(USA Today) With the government reopened and the debt ceiling dispute deferred, President Obama and his team now face another big story this month: The error-ridden rollout Oct. 1 of the new health care law.
Treasury Secretary Jack Lew went on NBC's Meet The Press on Sunday to say that officials are working around the clock on website problems that are preventing people from signing up for health care exchanges.
"I think that there's no one more frustrated than the president at the difficulty in the website," Lew said.
Obama himself plans to discuss the challenges Monday at what the White House is billing as a "health care event."
NEWS: Tech experts: Health exchange site needs total overhaul
USA TODAY reported that "the federal health care exchange was built using 10-year-old technology that may require constant fixes and updates for the next six months and the eventual overhaul of the entire system."
On Meet The Press, Lew said that "the huge outpouring of interest shows how important it is that we get this right. There are millions of Americans who want health insurance. It's important for our economy for them to have health insurance."

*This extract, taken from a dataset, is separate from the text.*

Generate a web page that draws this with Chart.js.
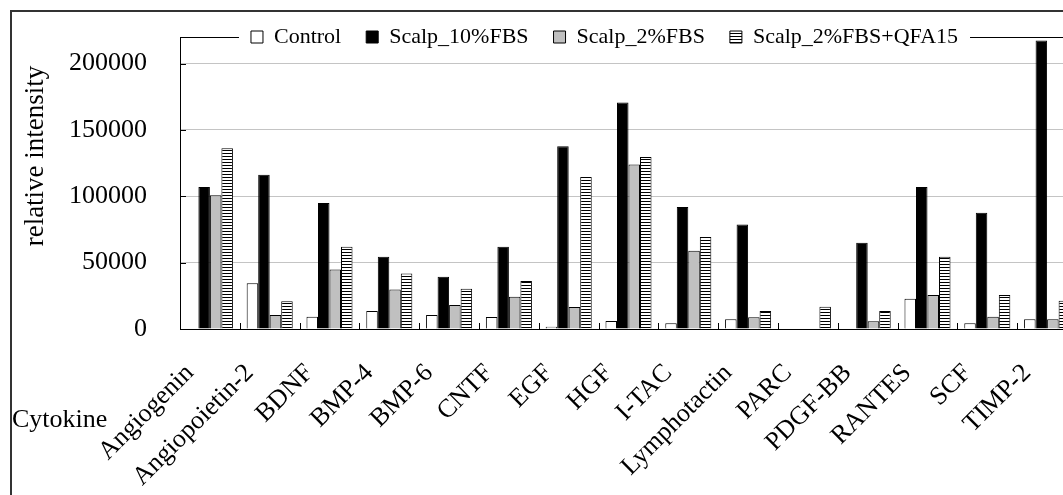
<!DOCTYPE html>
<html>
<head>
<meta charset="utf-8">
<script src="https://cdn.jsdelivr.net/npm/chart.js@4.4.1/dist/chart.umd.min.js"></script>
<style>
  html, body { margin: 0; padding: 0; background: #fff; overflow: hidden; }
  .frame { position: absolute; left: 10px; top: 10px; width: 1100px; height: 490px; border-left: 2px solid #333; border-top: 2px solid #333; }
  canvas { display: block; }
</style>
</head>
<body>
<div class="frame"><canvas id="chart" width="1090" height="483"></canvas></div>
<script>
// data
const categories = ["Angiogenin", "Angiopoietin-2", "BDNF", "BMP-4", "BMP-6", "CNTF", "EGF", "HGF",
  "I-TAC", "Lymphotactin", "PARC", "PDGF-BB", "RANTES", "SCF", "TIMP-2"];
const control = [0, 34400, 9300, 13500, 10500, 9000, 1700, 6000, 4300, 7300, 0, 0, 22800, 4300, 7300];
const scalp10 = [107000, 116300, 95000, 54400, 39300, 61900, 137600, 170700, 92000, 78700, 0, 64900, 107000, 87500, 217300];
const scalp2 = [100800, 10500, 44900, 29800, 18000, 24300, 16500, 123900, 58900, 8800, 0, 5800, 25600, 9300, 7300];
const scalp2q = [136100, 21000, 61900, 41900, 30300, 36100, 114500, 129600, 69400, 13500, 16800, 13500, 54400, 25600, 21300];
const yTicks = [0, 50000, 100000, 150000, 200000];

const FONT = "'Liberation Serif', 'Times New Roman', serif";
const LEGEND_SHIFT = 60;

Chart.defaults.font.family = FONT;
Chart.defaults.color = "#000";

// horizontal stripes for the last series
function stripes() {
  const c = document.createElement("canvas");
  c.width = 4;
  c.height = 3;
  const x = c.getContext("2d");
  x.fillStyle = "#fff";
  x.fillRect(0, 0, 4, 3);
  x.fillStyle = "#000";
  x.fillRect(0, 0, 4, 1);
  return x.createPattern(c, "repeat");
}

const framePlugin = {
  id: "frame",
  beforeInit(chart) {
    // legend takes no room, it sits on the top border of the plot
    const lg = chart.legend;
    const fit = lg.fit;
    lg.fit = function () {
      fit.call(this);
      this.height = 0;
    };
  },
  afterLayout(chart) {
    const lg = chart.legend;
    const pad = lg.options.labels.padding;
    const fs = lg.options.labels.font.size;
    lg.top = chart.chartArea.top - pad - fs / 2;
    lg.bottom = lg.top + fs + pad * 2;
    lg.left += LEGEND_SHIFT;
    lg.right += LEGEND_SHIFT;
  },
  beforeDraw(chart) {
    const { ctx, chartArea: a } = chart;
    const boxes = chart.legend.legendHitBoxes;
    const first = boxes[0];
    const last = boxes[boxes.length - 1];
    ctx.save();
    ctx.strokeStyle = "#000";
    ctx.lineWidth = 1;
    ctx.beginPath();
    ctx.moveTo(a.left, a.top + 0.5);
    ctx.lineTo(first.left - 12, a.top + 0.5);
    ctx.moveTo(last.left + last.width + 12, a.top + 0.5);
    ctx.lineTo(a.right, a.top + 0.5);
    ctx.stroke();
    ctx.restore();
  },
  afterDatasetsDraw(chart) {
    // small inside tick marks
    const { ctx, chartArea: a } = chart;
    const xs = chart.scales.x;
    const ys = chart.scales.y;
    ctx.save();
    ctx.strokeStyle = "#000";
    ctx.lineWidth = 1;
    ctx.beginPath();
    for (let i = 1; i < categories.length; i++) {
      const px = Math.round((xs.getPixelForValue(i - 1) + xs.getPixelForValue(i)) / 2) + 0.5;
      ctx.moveTo(px, a.bottom);
      ctx.lineTo(px, a.bottom - 6);
    }
    yTicks.forEach((v) => {
      const py = Math.round(ys.getPixelForValue(v)) + 0.5;
      ctx.moveTo(a.left, py);
      ctx.lineTo(a.left + 6, py);
    });
    ctx.stroke();
    ctx.restore();
  },
  afterDraw(chart) {
    const { ctx, chartArea: a } = chart;
    ctx.save();
    ctx.fillStyle = "#000";
    ctx.font = "27px " + FONT;
    ctx.textAlign = "center";
    ctx.textBaseline = "middle";
    ctx.translate(24, 144);
    ctx.rotate(-Math.PI / 2);
    ctx.fillText("relative intensity", 0, 0);
    ctx.restore();

    ctx.save();
    ctx.fillStyle = "#000";
    ctx.font = "26px " + FONT;
    ctx.textAlign = "left";
    ctx.textBaseline = "alphabetic";
    ctx.fillText("Cytokine", 0, a.bottom + 98);
    ctx.restore();
  },
};

const ctx = document.getElementById("chart");

const chartGraph = new Chart(ctx, {
  type: "bar",
  data: {
    labels: categories,
    datasets: [
      { label: "Control", data: control, backgroundColor: "#fff", borderColor: "#000", borderWidth: 1 },
      { label: "Scalp_10%FBS", data: scalp10, backgroundColor: "#000", borderColor: "#000", borderWidth: 1 },
      { label: "Scalp_2%FBS", data: scalp2, backgroundColor: "#c0c0c0", borderColor: "#000", borderWidth: 1 },
      { label: "Scalp_2%FBS+QFA15", data: scalp2q, backgroundColor: stripes(), borderColor: "#000", borderWidth: 1 },
    ],
  },
  options: {
    responsive: false,
    animation: false,
    layout: { padding: { left: 0, top: 25, right: 25, bottom: 0 } },
    datasets: { bar: { categoryPercentage: 0.77, barPercentage: 1 } },
    plugins: {
      legend: {
        position: "top",
        labels: { boxWidth: 12, boxHeight: 12, padding: 25, font: { size: 22 }, color: "#000" },
      },
      tooltip: { enabled: false },
    },
    scales: {
      x: {
        grid: { display: false },
        border: { display: true, color: "#000", width: 1 },
        ticks: {
          autoSkip: false,
          minRotation: 45,
          maxRotation: 45,
          padding: 21,
          labelOffset: -20,
          font: { size: 26 },
        },
        afterFit(scale) {
          scale.height = 166;
          scale.paddingLeft = 0;
          scale.paddingRight = 0;
        },
      },
      y: {
        min: 0,
        max: 220000,
        grid: { color: "#c4c4c4", drawTicks: false },
        border: { display: true, color: "#000", width: 1 },
        ticks: {
          padding: 33,
          font: { size: 26 },
          callback: (v) => String(v),
        },
        afterBuildTicks(scale) {
          scale.ticks = yTicks.map((v) => ({ value: v }));
        },
        afterFit(scale) {
          scale.width = 168;
          scale.paddingTop = 0;
          scale.paddingBottom = 0;
        },
      },
    },
  },
  plugins: [framePlugin],
});
</script>
</body>
</html>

The "real test," the Treasury secretary said, comes in January, when officials learn how many people are enrolled in health care exchanges, and the quality of care that they're receiving.
Said Lew: "If we get that right, everyone will regret that the early weeks were choppy on the website — but the test is, are people getting coverage and are they getting the care that they need? And we're confident we're going to be on track to do that."
In the meantime, congressional Republicans who opposed the 2010 law known as Obamacare are spotlighting its early problems.
The office of Senate Minority Leader Mitch McConnell, R-Ky., sent out an e-mail Sunday featuring a June 7 quote from Obama: "I think it's important for us to recognize and acknowledge this is working the way it's supposed to."
Appearing on CBS' Face The Nation, McConnell said Obamacare is "the worst piece of legislation passed in the last half century ... we need to get rid of it."